(begin)
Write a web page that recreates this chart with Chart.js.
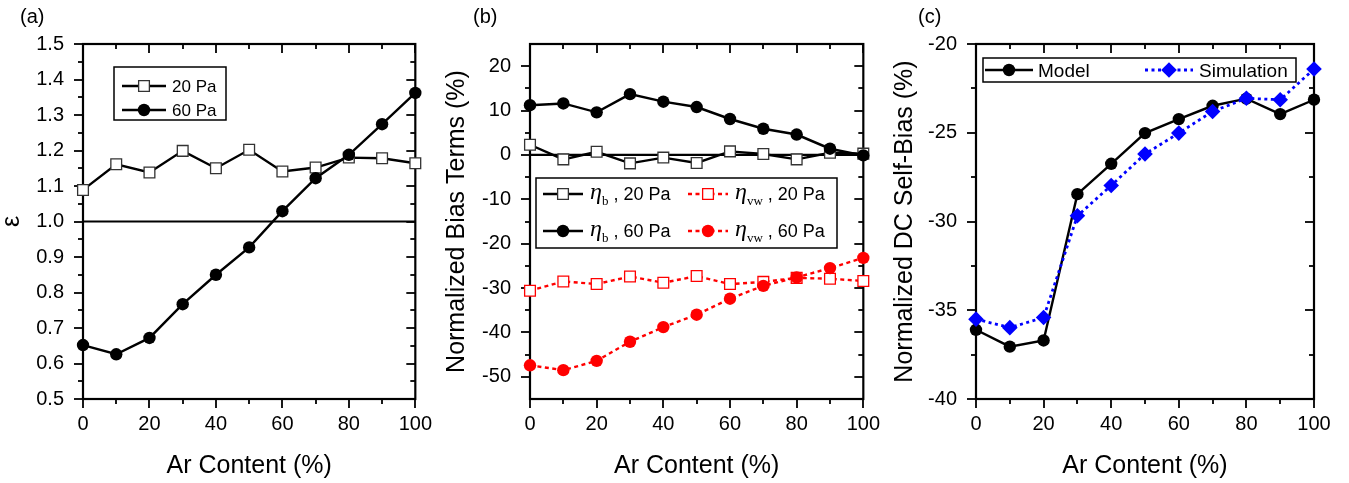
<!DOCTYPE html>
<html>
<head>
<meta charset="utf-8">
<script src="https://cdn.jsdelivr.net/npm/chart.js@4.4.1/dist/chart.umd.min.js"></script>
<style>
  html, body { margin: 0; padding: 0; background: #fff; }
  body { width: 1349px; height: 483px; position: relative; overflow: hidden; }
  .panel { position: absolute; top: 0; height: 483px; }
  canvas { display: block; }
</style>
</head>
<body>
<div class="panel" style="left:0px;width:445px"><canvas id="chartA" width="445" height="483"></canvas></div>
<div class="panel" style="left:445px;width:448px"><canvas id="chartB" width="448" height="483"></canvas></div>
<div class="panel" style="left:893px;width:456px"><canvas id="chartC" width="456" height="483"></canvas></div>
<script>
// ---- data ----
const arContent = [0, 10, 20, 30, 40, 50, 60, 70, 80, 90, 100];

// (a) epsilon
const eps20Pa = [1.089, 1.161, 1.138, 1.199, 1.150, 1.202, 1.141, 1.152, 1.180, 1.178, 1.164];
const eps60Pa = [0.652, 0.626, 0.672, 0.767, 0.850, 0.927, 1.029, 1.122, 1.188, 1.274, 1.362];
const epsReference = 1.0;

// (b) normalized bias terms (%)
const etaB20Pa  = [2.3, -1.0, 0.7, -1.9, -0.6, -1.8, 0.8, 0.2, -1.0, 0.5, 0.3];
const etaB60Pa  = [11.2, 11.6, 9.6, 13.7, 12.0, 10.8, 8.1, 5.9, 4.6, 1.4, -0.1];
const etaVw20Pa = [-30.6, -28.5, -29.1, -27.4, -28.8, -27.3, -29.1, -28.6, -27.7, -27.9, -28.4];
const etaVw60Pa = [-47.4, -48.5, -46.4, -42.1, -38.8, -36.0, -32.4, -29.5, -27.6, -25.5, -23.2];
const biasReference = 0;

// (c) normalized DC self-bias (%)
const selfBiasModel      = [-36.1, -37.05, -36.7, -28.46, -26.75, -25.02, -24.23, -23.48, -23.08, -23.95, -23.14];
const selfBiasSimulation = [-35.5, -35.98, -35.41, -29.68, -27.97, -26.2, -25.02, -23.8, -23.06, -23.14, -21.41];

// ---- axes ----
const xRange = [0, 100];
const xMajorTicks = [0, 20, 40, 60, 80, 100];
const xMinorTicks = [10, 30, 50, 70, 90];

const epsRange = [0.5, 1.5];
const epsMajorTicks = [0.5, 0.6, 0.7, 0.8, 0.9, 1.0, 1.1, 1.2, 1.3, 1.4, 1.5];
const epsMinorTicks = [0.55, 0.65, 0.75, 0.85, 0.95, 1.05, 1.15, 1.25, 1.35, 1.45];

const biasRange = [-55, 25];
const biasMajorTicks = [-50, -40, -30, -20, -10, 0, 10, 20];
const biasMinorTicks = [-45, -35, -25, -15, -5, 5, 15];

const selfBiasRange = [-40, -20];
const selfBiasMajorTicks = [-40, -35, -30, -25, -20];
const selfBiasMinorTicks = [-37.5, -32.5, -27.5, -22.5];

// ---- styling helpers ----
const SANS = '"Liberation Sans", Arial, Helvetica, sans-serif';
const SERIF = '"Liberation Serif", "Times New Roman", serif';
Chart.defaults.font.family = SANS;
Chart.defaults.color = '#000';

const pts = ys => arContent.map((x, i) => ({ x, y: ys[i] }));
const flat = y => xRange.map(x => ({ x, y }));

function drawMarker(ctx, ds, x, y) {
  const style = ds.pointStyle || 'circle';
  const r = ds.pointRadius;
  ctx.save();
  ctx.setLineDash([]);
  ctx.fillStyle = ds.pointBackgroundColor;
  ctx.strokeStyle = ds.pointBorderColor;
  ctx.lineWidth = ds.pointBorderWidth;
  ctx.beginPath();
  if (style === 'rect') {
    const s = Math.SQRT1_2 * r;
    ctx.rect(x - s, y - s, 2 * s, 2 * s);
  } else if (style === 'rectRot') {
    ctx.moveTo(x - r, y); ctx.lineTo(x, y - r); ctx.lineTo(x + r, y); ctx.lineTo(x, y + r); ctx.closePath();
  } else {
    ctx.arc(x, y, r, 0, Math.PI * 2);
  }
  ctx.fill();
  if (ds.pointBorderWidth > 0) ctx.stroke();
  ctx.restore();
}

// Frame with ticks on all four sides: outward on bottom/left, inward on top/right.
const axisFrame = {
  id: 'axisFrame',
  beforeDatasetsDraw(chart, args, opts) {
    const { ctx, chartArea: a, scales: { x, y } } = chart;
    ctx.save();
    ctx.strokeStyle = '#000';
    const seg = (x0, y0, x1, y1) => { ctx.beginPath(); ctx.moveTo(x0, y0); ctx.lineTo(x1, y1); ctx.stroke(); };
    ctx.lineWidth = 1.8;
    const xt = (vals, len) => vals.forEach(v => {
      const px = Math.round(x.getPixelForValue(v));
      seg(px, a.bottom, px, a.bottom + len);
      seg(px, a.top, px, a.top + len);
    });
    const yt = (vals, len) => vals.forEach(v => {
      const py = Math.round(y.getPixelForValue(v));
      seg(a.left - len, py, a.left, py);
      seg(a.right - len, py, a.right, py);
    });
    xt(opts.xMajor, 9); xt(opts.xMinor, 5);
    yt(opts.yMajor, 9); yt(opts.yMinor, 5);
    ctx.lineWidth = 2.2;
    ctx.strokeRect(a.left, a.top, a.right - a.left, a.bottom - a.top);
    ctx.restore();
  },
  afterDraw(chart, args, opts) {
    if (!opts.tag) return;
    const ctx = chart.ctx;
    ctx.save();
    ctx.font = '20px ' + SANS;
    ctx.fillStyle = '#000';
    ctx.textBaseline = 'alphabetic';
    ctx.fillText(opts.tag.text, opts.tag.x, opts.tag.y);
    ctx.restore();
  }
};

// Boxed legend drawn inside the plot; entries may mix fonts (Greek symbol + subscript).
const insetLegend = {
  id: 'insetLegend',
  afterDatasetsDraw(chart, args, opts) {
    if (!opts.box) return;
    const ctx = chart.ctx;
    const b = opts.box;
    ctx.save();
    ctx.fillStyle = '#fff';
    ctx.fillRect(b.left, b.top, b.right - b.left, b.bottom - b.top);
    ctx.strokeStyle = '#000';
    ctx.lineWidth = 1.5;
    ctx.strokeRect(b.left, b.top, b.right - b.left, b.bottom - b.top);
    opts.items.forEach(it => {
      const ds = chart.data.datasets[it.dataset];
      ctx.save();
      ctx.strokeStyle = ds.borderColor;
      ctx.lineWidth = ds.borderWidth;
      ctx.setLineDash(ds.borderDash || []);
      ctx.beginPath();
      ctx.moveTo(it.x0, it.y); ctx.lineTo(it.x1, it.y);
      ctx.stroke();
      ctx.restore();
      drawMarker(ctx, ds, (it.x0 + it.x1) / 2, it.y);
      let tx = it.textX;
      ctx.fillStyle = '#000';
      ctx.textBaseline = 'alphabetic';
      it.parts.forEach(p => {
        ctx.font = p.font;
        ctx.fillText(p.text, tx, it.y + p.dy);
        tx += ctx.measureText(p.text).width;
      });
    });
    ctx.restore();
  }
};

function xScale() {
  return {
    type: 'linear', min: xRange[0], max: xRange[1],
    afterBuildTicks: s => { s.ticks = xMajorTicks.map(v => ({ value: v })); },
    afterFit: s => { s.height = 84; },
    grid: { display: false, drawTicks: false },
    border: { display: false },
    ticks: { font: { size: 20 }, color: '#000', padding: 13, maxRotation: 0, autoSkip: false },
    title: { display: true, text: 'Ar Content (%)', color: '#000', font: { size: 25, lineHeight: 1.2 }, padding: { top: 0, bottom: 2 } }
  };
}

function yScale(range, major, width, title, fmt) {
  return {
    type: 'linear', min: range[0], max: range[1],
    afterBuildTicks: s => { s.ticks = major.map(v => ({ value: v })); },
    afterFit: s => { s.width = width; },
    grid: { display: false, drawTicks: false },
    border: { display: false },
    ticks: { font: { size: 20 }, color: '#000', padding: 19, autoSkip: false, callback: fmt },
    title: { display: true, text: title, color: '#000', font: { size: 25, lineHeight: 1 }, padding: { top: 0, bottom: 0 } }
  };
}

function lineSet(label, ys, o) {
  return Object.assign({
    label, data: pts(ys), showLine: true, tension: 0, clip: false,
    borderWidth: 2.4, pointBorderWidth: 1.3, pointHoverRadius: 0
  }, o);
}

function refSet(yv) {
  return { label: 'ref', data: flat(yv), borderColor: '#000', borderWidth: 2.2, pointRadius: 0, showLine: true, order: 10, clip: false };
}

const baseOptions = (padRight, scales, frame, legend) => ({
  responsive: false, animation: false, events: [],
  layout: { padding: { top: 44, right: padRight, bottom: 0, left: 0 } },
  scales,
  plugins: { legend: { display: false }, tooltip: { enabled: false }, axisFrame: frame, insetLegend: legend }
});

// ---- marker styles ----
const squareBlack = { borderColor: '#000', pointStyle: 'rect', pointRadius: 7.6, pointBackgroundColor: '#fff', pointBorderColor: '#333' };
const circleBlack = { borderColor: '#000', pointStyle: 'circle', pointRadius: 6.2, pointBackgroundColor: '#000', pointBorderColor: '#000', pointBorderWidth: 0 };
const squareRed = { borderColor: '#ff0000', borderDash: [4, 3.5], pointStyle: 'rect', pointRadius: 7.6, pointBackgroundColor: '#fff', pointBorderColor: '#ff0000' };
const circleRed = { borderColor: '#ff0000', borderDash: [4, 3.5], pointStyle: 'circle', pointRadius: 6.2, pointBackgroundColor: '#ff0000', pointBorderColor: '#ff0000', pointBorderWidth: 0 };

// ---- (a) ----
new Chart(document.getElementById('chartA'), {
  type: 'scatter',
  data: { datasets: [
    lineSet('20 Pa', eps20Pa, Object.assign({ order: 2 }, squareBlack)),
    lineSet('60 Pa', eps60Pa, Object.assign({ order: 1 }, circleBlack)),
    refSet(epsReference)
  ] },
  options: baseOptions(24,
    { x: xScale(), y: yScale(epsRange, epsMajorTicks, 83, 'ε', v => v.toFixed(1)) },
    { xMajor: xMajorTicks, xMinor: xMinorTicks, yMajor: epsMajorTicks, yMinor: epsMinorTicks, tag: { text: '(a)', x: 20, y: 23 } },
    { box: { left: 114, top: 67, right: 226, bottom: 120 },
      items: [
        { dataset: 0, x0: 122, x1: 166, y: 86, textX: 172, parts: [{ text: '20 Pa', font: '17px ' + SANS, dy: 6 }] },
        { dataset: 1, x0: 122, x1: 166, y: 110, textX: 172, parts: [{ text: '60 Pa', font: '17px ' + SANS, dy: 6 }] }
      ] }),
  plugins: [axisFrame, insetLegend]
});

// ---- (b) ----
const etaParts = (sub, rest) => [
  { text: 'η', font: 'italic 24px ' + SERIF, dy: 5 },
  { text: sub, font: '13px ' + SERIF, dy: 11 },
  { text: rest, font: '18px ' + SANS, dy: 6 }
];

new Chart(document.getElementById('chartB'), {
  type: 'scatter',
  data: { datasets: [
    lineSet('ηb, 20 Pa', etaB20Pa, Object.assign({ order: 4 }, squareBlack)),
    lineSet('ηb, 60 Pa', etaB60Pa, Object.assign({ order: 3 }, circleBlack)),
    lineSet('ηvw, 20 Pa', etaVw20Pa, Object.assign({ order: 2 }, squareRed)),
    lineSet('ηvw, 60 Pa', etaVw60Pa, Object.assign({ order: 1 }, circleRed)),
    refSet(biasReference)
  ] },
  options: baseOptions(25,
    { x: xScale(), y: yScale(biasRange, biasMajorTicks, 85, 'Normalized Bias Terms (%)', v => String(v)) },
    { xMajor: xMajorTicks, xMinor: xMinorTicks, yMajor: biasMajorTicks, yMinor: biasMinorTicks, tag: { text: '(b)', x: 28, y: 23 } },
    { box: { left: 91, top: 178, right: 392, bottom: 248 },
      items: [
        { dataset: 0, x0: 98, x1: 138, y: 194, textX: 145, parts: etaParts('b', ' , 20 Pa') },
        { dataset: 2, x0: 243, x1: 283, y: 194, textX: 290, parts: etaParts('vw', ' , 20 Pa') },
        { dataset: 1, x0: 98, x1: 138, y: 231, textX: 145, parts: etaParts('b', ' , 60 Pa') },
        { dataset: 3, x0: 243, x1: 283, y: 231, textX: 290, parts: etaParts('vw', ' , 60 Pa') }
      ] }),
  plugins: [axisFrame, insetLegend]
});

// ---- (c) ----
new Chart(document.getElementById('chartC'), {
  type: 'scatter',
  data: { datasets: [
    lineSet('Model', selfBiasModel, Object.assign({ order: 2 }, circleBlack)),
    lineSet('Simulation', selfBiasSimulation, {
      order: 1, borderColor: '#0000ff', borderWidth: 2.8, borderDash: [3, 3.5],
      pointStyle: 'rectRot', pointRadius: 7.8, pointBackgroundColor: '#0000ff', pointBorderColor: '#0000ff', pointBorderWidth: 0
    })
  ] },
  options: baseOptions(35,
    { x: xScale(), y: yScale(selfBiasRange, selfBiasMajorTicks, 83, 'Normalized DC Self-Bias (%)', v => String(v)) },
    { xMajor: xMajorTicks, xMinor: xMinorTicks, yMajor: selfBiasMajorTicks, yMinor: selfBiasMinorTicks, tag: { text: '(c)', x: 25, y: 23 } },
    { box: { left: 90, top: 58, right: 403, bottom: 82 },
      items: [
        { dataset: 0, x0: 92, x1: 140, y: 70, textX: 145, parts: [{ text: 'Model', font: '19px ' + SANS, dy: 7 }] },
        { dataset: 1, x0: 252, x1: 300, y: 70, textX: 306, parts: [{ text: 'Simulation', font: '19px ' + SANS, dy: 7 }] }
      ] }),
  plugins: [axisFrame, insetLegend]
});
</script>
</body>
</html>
(end)
(begin)
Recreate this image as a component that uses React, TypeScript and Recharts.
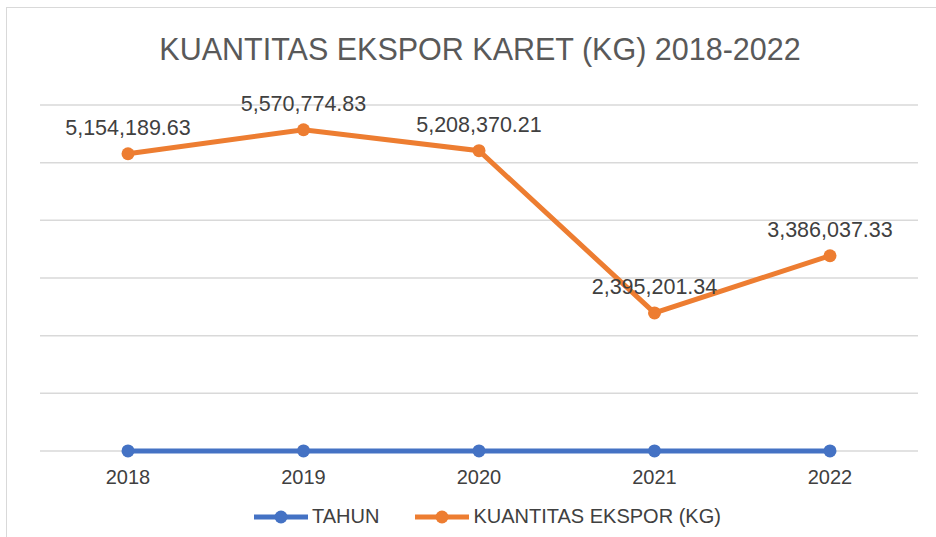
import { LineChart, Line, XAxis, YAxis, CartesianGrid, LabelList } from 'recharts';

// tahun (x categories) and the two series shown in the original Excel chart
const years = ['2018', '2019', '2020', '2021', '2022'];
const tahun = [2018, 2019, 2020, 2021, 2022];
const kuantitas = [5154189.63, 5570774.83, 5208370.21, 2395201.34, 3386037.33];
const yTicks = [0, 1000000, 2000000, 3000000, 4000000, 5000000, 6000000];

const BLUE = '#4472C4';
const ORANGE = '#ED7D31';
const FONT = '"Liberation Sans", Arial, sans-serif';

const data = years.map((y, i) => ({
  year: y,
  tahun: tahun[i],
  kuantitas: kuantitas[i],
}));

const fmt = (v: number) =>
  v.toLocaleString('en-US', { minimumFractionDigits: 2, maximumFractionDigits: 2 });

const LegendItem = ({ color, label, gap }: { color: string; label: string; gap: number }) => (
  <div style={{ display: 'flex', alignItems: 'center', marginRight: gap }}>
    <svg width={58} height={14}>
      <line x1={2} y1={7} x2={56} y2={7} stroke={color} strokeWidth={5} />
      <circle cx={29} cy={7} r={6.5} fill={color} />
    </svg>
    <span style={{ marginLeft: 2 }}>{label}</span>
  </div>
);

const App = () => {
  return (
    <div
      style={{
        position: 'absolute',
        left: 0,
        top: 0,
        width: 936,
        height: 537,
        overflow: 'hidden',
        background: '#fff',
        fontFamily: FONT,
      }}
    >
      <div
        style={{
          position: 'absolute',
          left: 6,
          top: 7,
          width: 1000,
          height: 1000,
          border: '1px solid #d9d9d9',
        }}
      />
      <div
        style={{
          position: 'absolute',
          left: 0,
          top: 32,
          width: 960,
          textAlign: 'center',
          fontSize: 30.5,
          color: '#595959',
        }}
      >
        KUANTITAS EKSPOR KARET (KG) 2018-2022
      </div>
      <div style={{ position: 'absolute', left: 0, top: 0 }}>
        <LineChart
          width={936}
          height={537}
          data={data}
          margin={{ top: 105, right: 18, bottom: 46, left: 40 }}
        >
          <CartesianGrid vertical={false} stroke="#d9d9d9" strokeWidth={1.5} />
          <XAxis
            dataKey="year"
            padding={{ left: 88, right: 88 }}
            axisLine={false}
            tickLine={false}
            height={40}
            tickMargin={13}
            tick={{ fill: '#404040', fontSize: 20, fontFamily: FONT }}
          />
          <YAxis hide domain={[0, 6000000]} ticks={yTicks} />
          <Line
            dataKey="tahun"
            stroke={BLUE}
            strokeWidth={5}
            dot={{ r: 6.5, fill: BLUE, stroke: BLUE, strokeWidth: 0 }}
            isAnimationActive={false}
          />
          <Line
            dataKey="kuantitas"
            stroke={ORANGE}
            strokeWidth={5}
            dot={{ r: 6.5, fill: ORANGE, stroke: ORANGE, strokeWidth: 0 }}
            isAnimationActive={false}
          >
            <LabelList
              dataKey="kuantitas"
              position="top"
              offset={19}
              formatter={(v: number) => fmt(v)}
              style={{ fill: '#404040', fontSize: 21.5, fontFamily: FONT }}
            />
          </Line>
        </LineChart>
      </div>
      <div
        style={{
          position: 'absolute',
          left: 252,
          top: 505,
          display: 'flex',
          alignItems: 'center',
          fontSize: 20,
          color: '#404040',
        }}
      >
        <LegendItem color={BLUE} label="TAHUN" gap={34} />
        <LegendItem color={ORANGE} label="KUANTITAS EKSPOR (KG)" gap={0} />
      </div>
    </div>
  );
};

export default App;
(end)
(begin)
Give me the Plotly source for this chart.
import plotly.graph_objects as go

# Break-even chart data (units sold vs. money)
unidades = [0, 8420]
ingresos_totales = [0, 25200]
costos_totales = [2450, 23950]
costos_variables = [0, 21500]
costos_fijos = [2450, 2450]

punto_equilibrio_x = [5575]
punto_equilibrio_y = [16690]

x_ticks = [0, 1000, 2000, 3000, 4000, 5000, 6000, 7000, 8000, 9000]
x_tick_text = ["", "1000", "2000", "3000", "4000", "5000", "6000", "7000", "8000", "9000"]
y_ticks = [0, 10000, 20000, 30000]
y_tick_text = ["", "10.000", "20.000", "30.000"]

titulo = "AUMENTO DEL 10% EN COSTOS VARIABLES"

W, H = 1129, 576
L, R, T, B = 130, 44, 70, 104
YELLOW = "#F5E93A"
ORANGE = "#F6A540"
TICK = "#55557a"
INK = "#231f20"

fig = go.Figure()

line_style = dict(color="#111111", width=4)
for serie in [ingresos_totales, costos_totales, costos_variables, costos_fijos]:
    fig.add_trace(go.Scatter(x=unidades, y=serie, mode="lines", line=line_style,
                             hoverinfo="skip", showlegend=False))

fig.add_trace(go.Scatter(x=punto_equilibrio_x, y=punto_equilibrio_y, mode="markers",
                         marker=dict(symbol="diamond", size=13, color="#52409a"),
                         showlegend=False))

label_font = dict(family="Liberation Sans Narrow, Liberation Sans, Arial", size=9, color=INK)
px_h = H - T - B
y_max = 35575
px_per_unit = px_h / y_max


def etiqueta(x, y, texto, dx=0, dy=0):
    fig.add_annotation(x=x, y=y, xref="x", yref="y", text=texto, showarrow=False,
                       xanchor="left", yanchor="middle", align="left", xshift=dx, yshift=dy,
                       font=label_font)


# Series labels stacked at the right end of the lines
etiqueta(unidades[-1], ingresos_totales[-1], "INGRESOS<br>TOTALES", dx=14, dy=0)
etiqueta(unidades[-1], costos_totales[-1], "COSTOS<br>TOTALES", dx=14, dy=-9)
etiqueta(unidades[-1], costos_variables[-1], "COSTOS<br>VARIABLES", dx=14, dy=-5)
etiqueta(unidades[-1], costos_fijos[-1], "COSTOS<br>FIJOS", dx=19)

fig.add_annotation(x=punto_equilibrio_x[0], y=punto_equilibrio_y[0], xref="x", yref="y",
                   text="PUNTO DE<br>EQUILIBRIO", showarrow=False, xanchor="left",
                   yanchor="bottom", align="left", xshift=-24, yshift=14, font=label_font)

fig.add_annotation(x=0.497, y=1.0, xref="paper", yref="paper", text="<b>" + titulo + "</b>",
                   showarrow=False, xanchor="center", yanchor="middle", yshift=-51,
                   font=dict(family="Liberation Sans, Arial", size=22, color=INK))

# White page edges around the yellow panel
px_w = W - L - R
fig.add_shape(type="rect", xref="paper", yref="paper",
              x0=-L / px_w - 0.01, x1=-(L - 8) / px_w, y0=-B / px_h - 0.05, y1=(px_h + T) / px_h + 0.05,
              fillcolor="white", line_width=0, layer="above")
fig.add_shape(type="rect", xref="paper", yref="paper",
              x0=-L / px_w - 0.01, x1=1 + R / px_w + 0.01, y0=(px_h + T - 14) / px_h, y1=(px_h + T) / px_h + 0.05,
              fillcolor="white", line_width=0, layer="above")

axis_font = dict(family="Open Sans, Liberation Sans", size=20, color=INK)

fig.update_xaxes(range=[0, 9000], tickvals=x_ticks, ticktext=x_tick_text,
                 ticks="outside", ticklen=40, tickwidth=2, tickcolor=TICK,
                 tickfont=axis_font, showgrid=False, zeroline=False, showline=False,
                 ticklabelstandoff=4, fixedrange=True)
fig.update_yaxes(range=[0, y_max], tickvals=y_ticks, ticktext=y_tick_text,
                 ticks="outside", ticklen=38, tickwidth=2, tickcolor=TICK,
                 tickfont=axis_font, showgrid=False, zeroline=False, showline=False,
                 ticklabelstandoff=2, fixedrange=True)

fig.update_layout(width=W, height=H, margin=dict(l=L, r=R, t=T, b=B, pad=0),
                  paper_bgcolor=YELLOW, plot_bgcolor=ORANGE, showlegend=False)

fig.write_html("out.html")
(end)
Look above for the line with "Recreate this image" and the line with "2, maximumFractionDigits: 2", then copy exactly the lines from the first through the second, both kept, with no pictures.

◆ Worked solution ◆
Recreate this image as a component that uses React, TypeScript and Recharts.
import { LineChart, Line, XAxis, YAxis, CartesianGrid, LabelList } from 'recharts';

// tahun (x categories) and the two series shown in the original Excel chart
const years = ['2018', '2019', '2020', '2021', '2022'];
const tahun = [2018, 2019, 2020, 2021, 2022];
const kuantitas = [5154189.63, 5570774.83, 5208370.21, 2395201.34, 3386037.33];
const yTicks = [0, 1000000, 2000000, 3000000, 4000000, 5000000, 6000000];

const BLUE = '#4472C4';
const ORANGE = '#ED7D31';
const FONT = '"Liberation Sans", Arial, sans-serif';

const data = years.map((y, i) => ({
  year: y,
  tahun: tahun[i],
  kuantitas: kuantitas[i],
}));

const fmt = (v: number) =>
  v.toLocaleString('en-US', { minimumFractionDigits: 2, maximumFractionDigits: 2 });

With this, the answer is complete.